*** Given material ***
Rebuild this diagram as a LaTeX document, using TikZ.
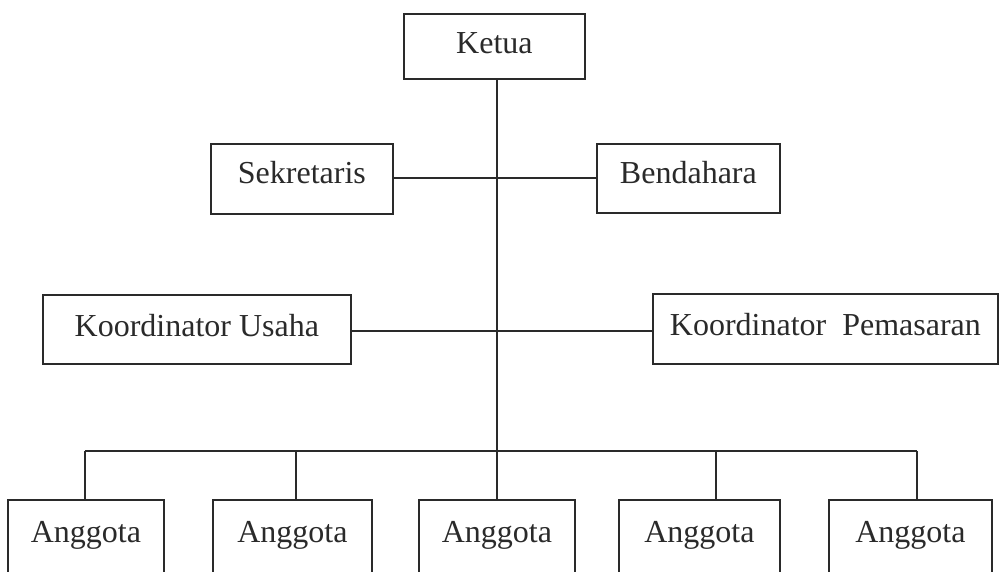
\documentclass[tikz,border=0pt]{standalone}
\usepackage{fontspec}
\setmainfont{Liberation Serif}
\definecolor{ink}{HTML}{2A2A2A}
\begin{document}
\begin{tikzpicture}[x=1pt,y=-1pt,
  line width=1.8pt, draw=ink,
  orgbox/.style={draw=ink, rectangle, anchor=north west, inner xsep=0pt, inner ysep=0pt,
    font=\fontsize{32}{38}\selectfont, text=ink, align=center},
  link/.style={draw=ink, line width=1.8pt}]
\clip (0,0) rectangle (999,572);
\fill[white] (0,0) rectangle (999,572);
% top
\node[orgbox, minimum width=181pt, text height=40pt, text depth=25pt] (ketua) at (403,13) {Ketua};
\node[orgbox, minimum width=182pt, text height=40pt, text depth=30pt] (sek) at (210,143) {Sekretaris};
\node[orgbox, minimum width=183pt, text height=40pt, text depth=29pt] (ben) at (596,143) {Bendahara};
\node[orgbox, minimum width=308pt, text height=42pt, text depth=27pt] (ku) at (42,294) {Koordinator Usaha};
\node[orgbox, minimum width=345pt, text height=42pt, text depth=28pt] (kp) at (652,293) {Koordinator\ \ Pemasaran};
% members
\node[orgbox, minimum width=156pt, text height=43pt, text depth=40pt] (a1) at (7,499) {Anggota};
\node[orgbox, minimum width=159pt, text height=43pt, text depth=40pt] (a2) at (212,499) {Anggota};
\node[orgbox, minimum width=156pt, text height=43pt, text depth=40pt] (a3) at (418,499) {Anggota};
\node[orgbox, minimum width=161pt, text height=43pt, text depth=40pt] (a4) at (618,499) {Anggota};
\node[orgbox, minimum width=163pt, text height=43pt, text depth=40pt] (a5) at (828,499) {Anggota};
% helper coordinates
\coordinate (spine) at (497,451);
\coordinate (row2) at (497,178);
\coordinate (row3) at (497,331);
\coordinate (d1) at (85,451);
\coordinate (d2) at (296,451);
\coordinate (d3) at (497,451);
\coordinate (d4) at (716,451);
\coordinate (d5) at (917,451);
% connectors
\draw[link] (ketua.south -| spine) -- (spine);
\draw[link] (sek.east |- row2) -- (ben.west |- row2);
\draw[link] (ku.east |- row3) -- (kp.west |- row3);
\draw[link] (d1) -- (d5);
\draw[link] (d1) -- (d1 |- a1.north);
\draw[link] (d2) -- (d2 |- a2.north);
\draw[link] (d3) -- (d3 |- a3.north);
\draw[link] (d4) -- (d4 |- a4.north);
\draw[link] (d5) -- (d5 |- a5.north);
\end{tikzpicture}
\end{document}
***
## Problem to solve
All of the data above should be transcribed verbatim, with pictures omitted.

## Completed exercise
Rebuild this diagram as a LaTeX document, using TikZ.
\documentclass[tikz,border=0pt]{standalone}
\usepackage{fontspec}
\setmainfont{Liberation Serif}
\definecolor{ink}{HTML}{2A2A2A}
\begin{document}
\begin{tikzpicture}[x=1pt,y=-1pt,
  line width=1.8pt, draw=ink,
  orgbox/.style={draw=ink, rectangle, anchor=north west, inner xsep=0pt, inner ysep=0pt,
    font=\fontsize{32}{38}\selectfont, text=ink, align=center},
  link/.style={draw=ink, line width=1.8pt}]
\clip (0,0) rectangle (999,572);
\fill[white] (0,0) rectangle (999,572);
% top
\node[orgbox, minimum width=181pt, text height=40pt, text depth=25pt] (ketua) at (403,13) {Ketua};
\node[orgbox, minimum width=182pt, text height=40pt, text depth=30pt] (sek) at (210,143) {Sekretaris};
\node[orgbox, minimum width=183pt, text height=40pt, text depth=29pt] (ben) at (596,143) {Bendahara};
\node[orgbox, minimum width=308pt, text height=42pt, text depth=27pt] (ku) at (42,294) {Koordinator Usaha};
\node[orgbox, minimum width=345pt, text height=42pt, text depth=28pt] (kp) at (652,293) {Koordinator\ \ Pemasaran};
% members
\node[orgbox, minimum width=156pt, text height=43pt, text depth=40pt] (a1) at (7,499) {Anggota};
\node[orgbox, minimum width=159pt, text height=43pt, text depth=40pt] (a2) at (212,499) {Anggota};
\node[orgbox, minimum width=156pt, text height=43pt, text depth=40pt] (a3) at (418,499) {Anggota};
\node[orgbox, minimum width=161pt, text height=43pt, text depth=40pt] (a4) at (618,499) {Anggota};
\node[orgbox, minimum width=163pt, text height=43pt, text depth=40pt] (a5) at (828,499) {Anggota};
% helper coordinates
\coordinate (spine) at (497,451);
\coordinate (row2) at (497,178);
\coordinate (row3) at (497,331);
\coordinate (d1) at (85,451);
\coordinate (d2) at (296,451);
\coordinate (d3) at (497,451);
\coordinate (d4) at (716,451);
\coordinate (d5) at (917,451);
% connectors
\draw[link] (ketua.south -| spine) -- (spine);
\draw[link] (sek.east |- row2) -- (ben.west |- row2);
\draw[link] (ku.east |- row3) -- (kp.west |- row3);
\draw[link] (d1) -- (d5);
\draw[link] (d1) -- (d1 |- a1.north);
\draw[link] (d2) -- (d2 |- a2.north);
\draw[link] (d3) -- (d3 |- a3.north);
\draw[link] (d4) -- (d4 |- a4.north);
\draw[link] (d5) -- (d5 |- a5.north);
\end{tikzpicture}
\end{document}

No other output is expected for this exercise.